WRITTEN REQUEST -> For each line that holds "this", copy the line out.

ITEMS ->
━━━━━━━━
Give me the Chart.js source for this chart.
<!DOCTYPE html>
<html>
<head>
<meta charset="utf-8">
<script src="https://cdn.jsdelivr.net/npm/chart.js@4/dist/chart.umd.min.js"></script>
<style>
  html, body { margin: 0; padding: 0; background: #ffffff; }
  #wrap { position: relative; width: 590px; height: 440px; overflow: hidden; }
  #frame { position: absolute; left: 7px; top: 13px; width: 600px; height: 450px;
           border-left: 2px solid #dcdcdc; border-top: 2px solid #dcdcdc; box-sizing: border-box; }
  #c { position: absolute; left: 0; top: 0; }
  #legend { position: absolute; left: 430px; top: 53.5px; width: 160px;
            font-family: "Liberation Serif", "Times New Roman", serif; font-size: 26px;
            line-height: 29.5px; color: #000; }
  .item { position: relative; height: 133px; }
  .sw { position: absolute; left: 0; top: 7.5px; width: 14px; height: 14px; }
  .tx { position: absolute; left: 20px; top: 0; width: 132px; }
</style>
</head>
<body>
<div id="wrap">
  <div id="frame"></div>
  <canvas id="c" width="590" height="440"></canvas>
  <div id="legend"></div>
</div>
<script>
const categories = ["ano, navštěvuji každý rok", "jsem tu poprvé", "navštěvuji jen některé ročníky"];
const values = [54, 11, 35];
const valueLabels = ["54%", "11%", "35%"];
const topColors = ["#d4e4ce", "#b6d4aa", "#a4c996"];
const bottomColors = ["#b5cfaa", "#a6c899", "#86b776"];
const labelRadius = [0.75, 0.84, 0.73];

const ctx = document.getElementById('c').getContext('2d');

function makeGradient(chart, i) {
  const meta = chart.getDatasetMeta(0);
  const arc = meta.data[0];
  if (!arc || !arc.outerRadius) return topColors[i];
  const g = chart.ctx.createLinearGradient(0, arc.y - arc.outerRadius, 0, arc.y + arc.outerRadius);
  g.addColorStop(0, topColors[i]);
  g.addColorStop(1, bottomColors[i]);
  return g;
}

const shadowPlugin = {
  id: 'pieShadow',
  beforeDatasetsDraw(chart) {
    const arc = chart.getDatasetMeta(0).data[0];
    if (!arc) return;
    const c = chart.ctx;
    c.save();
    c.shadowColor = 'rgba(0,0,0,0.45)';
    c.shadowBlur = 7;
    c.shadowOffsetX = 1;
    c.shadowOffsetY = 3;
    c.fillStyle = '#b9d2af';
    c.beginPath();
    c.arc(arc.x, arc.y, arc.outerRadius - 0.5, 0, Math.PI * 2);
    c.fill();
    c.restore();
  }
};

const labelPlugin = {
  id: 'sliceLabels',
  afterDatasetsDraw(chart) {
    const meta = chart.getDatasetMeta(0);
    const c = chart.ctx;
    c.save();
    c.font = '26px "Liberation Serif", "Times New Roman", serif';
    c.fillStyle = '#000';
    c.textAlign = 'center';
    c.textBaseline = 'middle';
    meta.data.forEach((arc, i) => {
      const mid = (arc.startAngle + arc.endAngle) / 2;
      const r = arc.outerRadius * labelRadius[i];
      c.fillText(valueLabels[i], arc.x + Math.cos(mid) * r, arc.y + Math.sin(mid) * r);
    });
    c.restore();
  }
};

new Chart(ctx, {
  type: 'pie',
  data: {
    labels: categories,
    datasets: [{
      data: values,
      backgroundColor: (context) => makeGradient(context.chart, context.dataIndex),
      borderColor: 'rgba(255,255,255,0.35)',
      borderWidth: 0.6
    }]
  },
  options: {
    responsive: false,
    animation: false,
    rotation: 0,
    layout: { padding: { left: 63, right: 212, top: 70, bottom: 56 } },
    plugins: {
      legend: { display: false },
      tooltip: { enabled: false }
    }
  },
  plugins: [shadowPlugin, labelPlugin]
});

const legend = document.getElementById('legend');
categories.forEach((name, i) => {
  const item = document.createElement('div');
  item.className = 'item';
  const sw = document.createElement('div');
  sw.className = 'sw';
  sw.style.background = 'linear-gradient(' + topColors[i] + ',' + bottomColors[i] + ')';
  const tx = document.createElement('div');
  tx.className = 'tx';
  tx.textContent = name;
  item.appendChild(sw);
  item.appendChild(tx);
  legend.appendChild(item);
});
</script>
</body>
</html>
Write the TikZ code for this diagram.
━━━━━━━━
TASK ANSWER ->
Give me the Chart.js source for this chart.
Write the TikZ code for this diagram.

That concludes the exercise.